Two War Strategy Dead: Cartwright

Two war strategy dead: cartwright

One of the fundamental underpinnings of the US military for most of the last 50 years will soon be scrapped, a top Pentagon official said late last week.

The Quadrennial Defense Review will result in deep-sixing the two major theater war strategy, according to Marine Gen. James Cartwright, vice chairman of the Joint Chief of Staff.

Cartwright made the statement in a sparsely attended hearing July 9 where his renomination as vice chairman and the nomination of Pacific Command’s new leader was discussed. He was answering a question about the F-22 from Sen. Saxby Chambliss, a firm proponent of the plane. Chambliss asked Cartwright “what is the military requirement for the number of F–22s.” He got much more than he may have bargained for.

“The military requirement right now is associated with the strategy that we are laying out in the QDR, and it is a departure from the two major theater war construct that we have adhered to in the past and in which this aircraft grew up. I mean it grew up in that construct of two major theater wars, and both of them being of a peer competitor quality,” Cartwright said.
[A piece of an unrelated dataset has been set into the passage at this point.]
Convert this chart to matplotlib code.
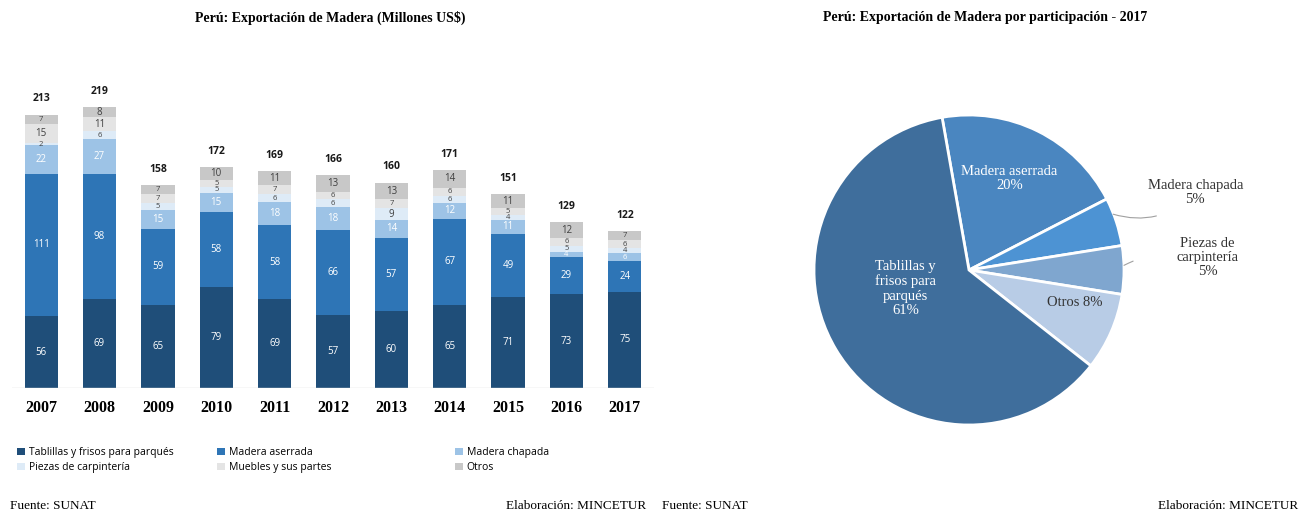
import numpy as np
import matplotlib
matplotlib.use("Agg")
import matplotlib.pyplot as plt
from matplotlib.patches import Patch

# Exportaciones de madera por producto (millones US$)
years = ["2007", "2008", "2009", "2010", "2011", "2012", "2013", "2014", "2015", "2016", "2017"]
tablillas = [56, 69, 65, 79, 69, 57, 60, 65, 71, 73, 75]
aserrada = [111, 98, 59, 58, 58, 66, 57, 67, 49, 29, 24]
chapada = [22, 27, 15, 15, 18, 18, 14, 12, 11, 4, 6]
piezas = [2, 6, 5, 5, 6, 6, 9, 6, 4, 5, 4]
muebles = [15, 11, 7, 5, 7, 6, 7, 6, 5, 6, 6]
otros = [7, 8, 7, 10, 11, 13, 13, 14, 11, 12, 7]
totales = [213, 219, 158, 172, 169, 166, 160, 171, 151, 129, 122]

# Participación 2017 (%)
pie_labels = ["Madera aserrada", "Madera chapada", "Piezas de\ncarpintería", "Otros", "Tablillas y\nfrisos para\nparqués"]
pie_values = [20, 5, 5, 8, 61]

serif = ["Liberation Serif", "DejaVu Serif"]
sans = ["Open Sans", "DejaVu Sans"]

series = [
    ("Tablillas y frisos para parqués", tablillas, "#1f4e79", "white"),
    ("Madera aserrada", aserrada, "#2e75b6", "white"),
    ("Madera chapada", chapada, "#9dc3e6", "white"),
    ("Piezas de carpintería", piezas, "#deebf7", "#404040"),
    ("Muebles y sus partes", muebles, "#e4e4e4", "#404040"),
    ("Otros", otros, "#c8c8c8", "#404040"),
]

fig = plt.figure(figsize=(13.02, 5.17), dpi=100)

# --- barras apiladas ---
ax = fig.add_axes([12 / 1302, 129 / 517, 642 / 1302, 308 / 517])
x = np.arange(len(years))
bottom = np.zeros(len(years))
handles = []
for name, vals, color, tcolor in series:
    vals = np.array(vals, dtype=float)
    ax.bar(x, vals, width=0.57, bottom=bottom, color=color, edgecolor="none")
    for xi, b, v in zip(x, bottom, vals):
        fs = 7 if v >= 8 else 5.5
        ax.text(xi, b + v / 2, f"{int(v)}", ha="center", va="center",
                fontsize=fs, color=tcolor, family=sans)
    bottom += vals
    handles.append(Patch(facecolor=color, label=name))

for xi, top, t in zip(x, bottom, totales):
    ax.text(xi, top + 8, str(t), ha="center", va="bottom", fontsize=7.5,
            fontweight="bold", family=sans, color="#1a1a1a")

ax.axhline(0, color="#d9d9d9", lw=1)
ax.set_xlim(-0.5, len(years) - 0.5)
ax.set_ylim(0, 240)
ax.set_xticks(x)
ax.set_xticklabels(years, fontsize=11.5, fontweight="bold", family=serif)
ax.tick_params(axis="x", length=0, pad=9)
ax.set_yticks([])
for s in ax.spines.values():
    s.set_visible(False)

fig.text(330 / 1302, 1 - 18 / 517, "Perú: Exportación de Madera (Millones US$)",
         ha="center", va="center", fontsize=10, fontweight="bold", family=serif)

# leyenda en tres columnas
legend_cols = [(handles[0], handles[3], 12), (handles[1], handles[4], 212), (handles[2], handles[5], 450)]
for h1, h2, px in legend_cols:
    fig.legend(handles=[h1, h2], loc="upper left",
               bbox_to_anchor=(px / 1302, 1 - 442 / 517), frameon=False,
               handlelength=0.7, handleheight=0.7,
               handletextpad=0.4, labelspacing=0.35, borderpad=0,
               prop={"family": sans, "size": 7.5})

# --- pie 2017 ---
pax = fig.add_axes([814 / 1302, 92 / 517, 310 / 1302, 310 / 517])
pie_colors = ["#4a86c0", "#4d93d3", "#7fa6cf", "#b8cce6", "#3f6e9c"]
wedges, _ = pax.pie(pie_values, colors=pie_colors, startangle=100, counterclock=False,
                    wedgeprops=dict(edgecolor="white", linewidth=2))
pax.set_xlim(-1, 1)
pax.set_ylim(-1, 1)
pax.set_aspect("equal")
pax.axis("off")

pax.text(0.26, 0.59, "Madera aserrada\n20%", ha="center", va="center",
         fontsize=10.5, color="white", family=serif, linespacing=1.1)
pax.text(-0.41, -0.12, "Tablillas y\nfrisos para\nparqués\n61%", ha="center", va="center",
         fontsize=10.5, color="white", family=serif, linespacing=1.15)
pax.text(0.68, -0.21, "Otros 8%", ha="center", va="center",
         fontsize=10.5, color="#333333", family=serif)
pax.annotate("Madera chapada\n5%", xy=(0.93, 0.36), xytext=(1.46, 0.5),
             ha="center", va="center", fontsize=10.5, color="#333333", family=serif,
             linespacing=1.1, annotation_clip=False,
             arrowprops=dict(arrowstyle="-", color="#a0a0a0", lw=0.8,
                             connectionstyle="arc3,rad=-0.3",
                             shrinkA=14, shrinkB=0))
pax.annotate("Piezas de\ncarpintería\n5%", xy=(1.0, 0.03), xytext=(1.54, 0.08),
             ha="center", va="center", fontsize=10.5, color="#333333", family=serif,
             linespacing=1.1, annotation_clip=False,
             arrowprops=dict(arrowstyle="-", color="#a0a0a0", lw=0.8,
                             connectionstyle="arc3,rad=0.2",
                             shrinkA=30, shrinkB=0))

fig.text(985 / 1302, 1 - 18 / 517, "Perú: Exportación de Madera por participación - 2017",
         ha="center", va="center", fontsize=10, fontweight="bold", family=serif)

# fuentes
foot_y = 1 - 506 / 517
fig.text(10 / 1302, foot_y, "Fuente: SUNAT", ha="left", va="center", fontsize=9.5, family=serif)
fig.text(646 / 1302, foot_y, "Elaboración: MINCETUR", ha="right", va="center", fontsize=9.5, family=serif)
fig.text(662 / 1302, foot_y, "Fuente: SUNAT", ha="left", va="center", fontsize=9.5, family=serif)
fig.text(1298 / 1302, foot_y, "Elaboración: MINCETUR", ha="right", va="center", fontsize=9.5, family=serif)

fig.savefig("out.png", dpi=100)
“The strategy that we are moving towards is one that is acknowledging of the fact that we are not in that type of conflict, that the more likely conflicts are going to be the ones that we—similar to the ones that we are in in Iraq and Afghanistan, but that we do need to have a capability against a major peer competitor and that we believe that the sizing construct, one, demands that we have fifth generation fighters across all three services rather than just one and that the number of those fighters probably does not need to be sufficient to take on two simultaneous peer competitors, that we don’t see that as the likely. We see that as the extreme,” he told Chambliss.

Reactions among the defense cognoscenti varied wildly depending on one’s view of the world. A longtime Democrat defense expert, Gordon Adams, praised it, noting there are no peer competitors for the US to saddle up against.

“Cartwright’s statement is consistent with every signal Gates has been sending for the last two years – the days of large, heavy forces are ending. There is not a “peer competitor” around that justifies the classic formations or the numbers of legacy equipment. What’s more, there is not a threat around that justifies the size of the ground force we have, but Cartwright and Gates are not there yet. Two MRCs or MTWs was always a force-stressor, not a strategy. It is not terribly relevant to the modern world of war,” said Adams, head of defense at the Office of Management and Budget during the Clinton administration and now a senior fellow at the Stimson Center.

A defense expert with long experience in grand strategy debates — and a Republican bent — took a radically different view, declaring this the “end of the US as a global power. If we size our military to deal only with the PRC, we are giving Russia a free ride which insists on seeing the world as a zero sum game in which they win and we lose. We are simply making it easier for Russia to win.

However, this source conceded that “the two war strategy did not have sufficient forces.” At best the US could “win-hold-win.” The new tack will mean the US will slip to “hold and lose and, maybe, lose and lose.”

Robbin Laird, an international defense consultant who served on the National Security Council during the Reagan and Carter administrations, supported the decision to scrap the strategy since it had not been achievable for some time. But Laird raised another question: “How credible is our ability to do one major contingency operation, depending on where it is?” The key to ensuring long range American power projection, he said, would be to ensure allies are made a part of operational planning.

A congressional aide said the professional staff at the hearing were shocked when Cartwright declared the two war strategy dead. “Did he just say that?” was the reaction. This aide said the move was overdue since the US could not field the forces needed for a two war strategy in the first place, but offered a cautious view of the long term, saying it would take some time to ascertain the significance of whatever new approach Gates, Adm. Mullen, Michelle Flournoy and Cartwright settle on.